Sorrell’s not alone in believing that his (former) company always knows best. Publicis continues in its unswerving commitment to “The Power of One”, while the world’s largest advertiser, Procter & Gamble, recently imposed its “People First” approach (whilst trialling with not one, not two, but three different new agency operating models) on the large ad groups with which it works.
We should celebrate diversity, flexibility and that P&G’s philosophy won’t work for all advertisers but Marc Pritchard, its chief marketing officer, is right about one thing: it’s time to talk about the client of the future. Modern marketers are faced with more channels requiring more content, more production, and dramatically different audience behaviour, with customers demanding engaging micro-personalised content. With seemingly no more money to deliver that. Something has to give. Hopefully not (further) commoditisation of the creative product. A brave new world and breed of independent creative agencies and evolved agency operating models is now available to clients. But they have to evolve their internal structures and content operating models to be able to enjoy the benefits these afford.

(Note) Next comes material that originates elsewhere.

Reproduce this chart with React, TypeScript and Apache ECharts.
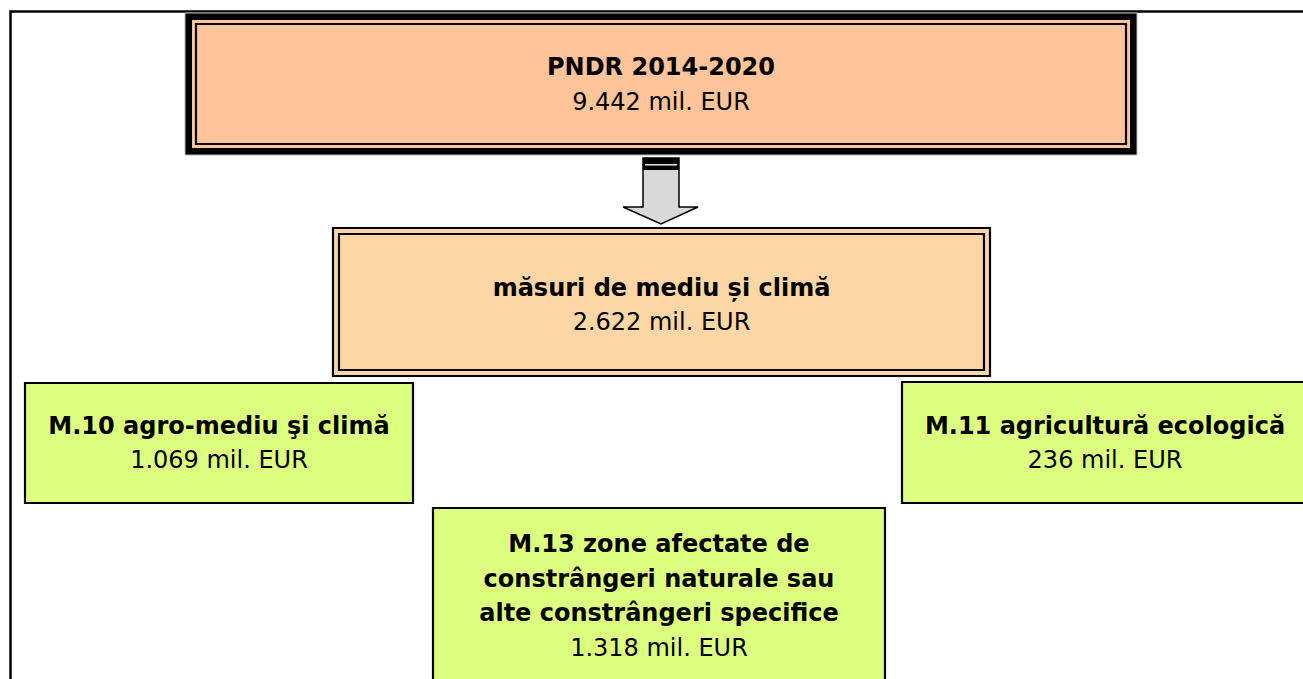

Of course, they’re constantly offered help to address this. Everybody seems to have a definitive solution – appoint a holding company to do everything, go with an independent micro-network, do it all in-house alongside one of the new wave of content production companies, and hire a management consultancy to make sense of it all.

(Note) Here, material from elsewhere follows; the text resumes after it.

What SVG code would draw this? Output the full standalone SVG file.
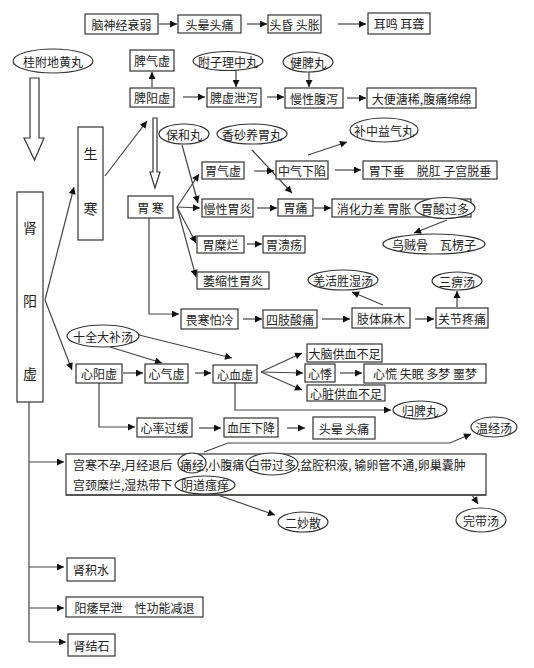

But the structural point is this - the solution doesn’t matter, marketers from companies large or small can take their work in-house or work alongside the best creative agency in the world, while also bringing in the strongest management consultant to advise on strategy. But unless they’re ready for shifts in consumer behaviour, and the complexity of the associated content supply chain that goes alongside this, it’s irrelevant. This includes developing an awareness of the changing customer journey – how to create, adapt and deliver the right content to the right channels and touchpoints - and managing and reacting to this shift.
Embracing change is a multi-year process, and part of the broader transformation in which many companies are already invested. And progress can only be achieved by technology alongside human behavioural understanding that leverages intelligent connected content workflows, deploying Artificial Intelligence and data security as part of one consistent, operation.

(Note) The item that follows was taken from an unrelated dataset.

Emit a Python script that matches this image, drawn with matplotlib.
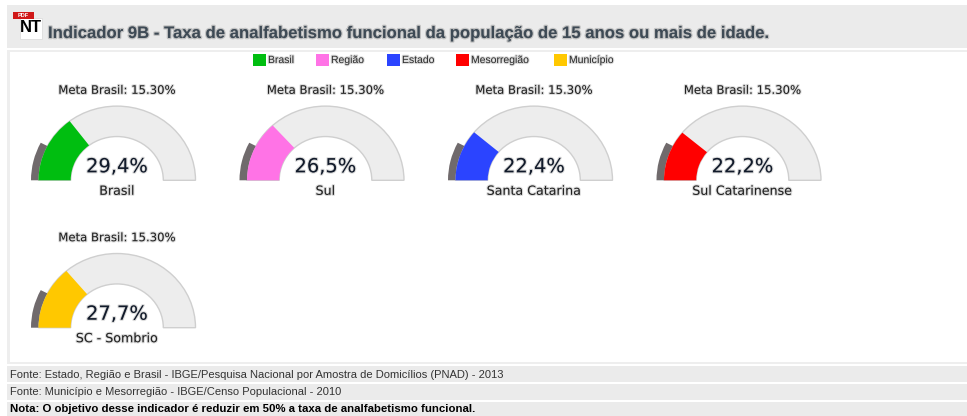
import matplotlib
matplotlib.use("Agg")
import matplotlib.pyplot as plt
from matplotlib.patches import Wedge, Rectangle
import matplotlib.patheffects as pe

W, H = 967, 416
names = ["Brasil", "Sul", "Santa Catarina", "Sul Catarinense", "SC - Sombrio"]
values = [29.4, 26.5, 22.4, 22.2, 27.7]
value_labels = ["29,4%", "26,5%", "22,4%", "22,2%", "27,7%"]
colors = ["#00BE10", "#FF73E6", "#2B44FF", "#FF0000", "#FFC800"]
meta = 15.30
meta_label = "Meta Brasil: 15.30%"
legend_names = ["Brasil", "Região", "Estado", "Mesorregião", "Município"]
legend_x = [253, 316, 387, 456, 554]
centers = [(117, 180.3), (325.5, 180.3), (534, 180.3), (742.5, 180.3), (117, 327.7)]
title = "Indicador 9B - Taxa de analfabetismo funcional da população de 15 anos ou mais de idade."
foot = ["Fonte: Estado, Região e Brasil - IBGE/Pesquisa Nacional por Amostra de Domicílios (PNAD) - 2013",
        "Fonte: Município e Mesorregião - IBGE/Censo Populacional - 2010",
        "Nota: O objetivo desse indicador é reduzir em 50% a taxa de analfabetismo funcional."]

fig = plt.figure(figsize=(W/100, H/100), dpi=100, facecolor="white")
bg = fig.add_axes([0, 0, 1, 1])
bg.set_xlim(0, W); bg.set_ylim(H, 0); bg.axis("off")

def shadow(c="#999999", w=1.6):
    return [pe.withStroke(linewidth=w, foreground=c, alpha=0.35)]

# page blocks
bg.add_patch(Rectangle((7, 5), W-7, 43, fc="#EBEBEB", ec="none"))
bg.add_patch(Rectangle((7, 50), W-7, 314, fc="#EEEEEE", ec="none"))
bg.add_patch(Rectangle((10, 52), W-10, 310, fc="white", ec="none"))
for y, h in [(366, 16), (384, 16), (402, 14)]:
    bg.add_patch(Rectangle((7, y), W-7, h, fc="#EBEBEB", ec="none"))

# icon
bg.add_patch(Rectangle((20, 18), 22, 21, fc="white", ec="#DDDDDD", lw=0.6))
bg.add_patch(Rectangle((13, 12), 21, 7, fc="#D01818", ec="none"))
bg.text(23.5, 15.5, "PDF", fontsize=4, color="white", weight="bold", ha="center", va="center", family="Liberation Sans")
bg.text(31, 28, "NT", fontsize=12, color="black", weight="bold", ha="center", va="center", family="Liberation Sans")

bg.text(48, 33.5, title, fontsize=12.03, color="#3E4A55", weight="bold", va="center", family="Liberation Sans",
        path_effects=shadow("#777777", 1.8))

for n, c, x in zip(legend_names, colors, legend_x):
    bg.add_patch(Rectangle((x, 54), 12.5, 11.5, fc=c, ec="none"))
    bg.text(x+15, 60, n, fontsize=7.5, color="#333333", va="center", family="Liberation Sans", path_effects=shadow())

sizes = (8.0, 8.0, 8.2)
for i, (t, y, fs) in enumerate(zip(foot, (375, 392, 408.5), sizes)):
    bg.text(9.5, y, t, fontsize=fs, color="black" if i == 2 else "#333333", va="center",
            weight="bold" if i == 2 else "normal", family="Liberation Sans")

R, r, RM = 78.5, 46.3, 86.0
ky = 0.945

def ang(v):
    return 180.0 * (1 - v / 100.0)

for name, v, lab, c, (cx, cy) in zip(names, values, value_labels, colors, centers):
    hh = RM * ky
    ax = fig.add_axes([(cx-RM-2)/W, 1-(cy+1)/H, (2*RM+4)/W, (hh+3)/H])
    ax.set_xlim(-RM-2, RM+2); ax.set_ylim(-1/ky, RM+2/ky); ax.axis("off")
    ax.add_patch(Wedge((0, 0), R, 0, 180, width=R-r, fc="#EDEDED", ec="#CFCFCF", lw=1))
    ax.add_patch(Wedge((0, 0), RM, ang(meta), 180, width=RM-R, fc="#706A6C", ec="none"))
    ax.add_patch(Wedge((0, 0), R, ang(v), 180, width=R-r, fc=c, ec="none"))
    bg.text(cx, cy-90, meta_label, fontsize=8.4, color="#222222", ha="center", va="center", path_effects=shadow())
    bg.text(cx, cy-13.5, lab, fontsize=14, color="#111A2A", ha="center", va="center", path_effects=shadow())
    bg.text(cx, cy+11, name, fontsize=9.1, color="#222222", ha="center", va="center", path_effects=shadow())

fig.savefig("out.png", dpi=100)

Today’s marketer acknowledges that content is becoming more adaptable and has the agility to cross all kinds of borders, both geographic and in terms of audience. She or he will also consider the idea that the future of content creation and organisation will be accelerated by AI, and that marketing content will need to be structured and formatted so that it is machine ready. As a result, forward-thinking companies must look to adopt a global content operating model that includes authoring tools and machine translation to create and deliver engaging personalized content at scale and speed.
The clients and brands that succeed will develop well-established global content operations that are able to deal with big changes and challenges much more easily. That preparation, along with a flexible approach to content and audiences, is the hallmark of the future client.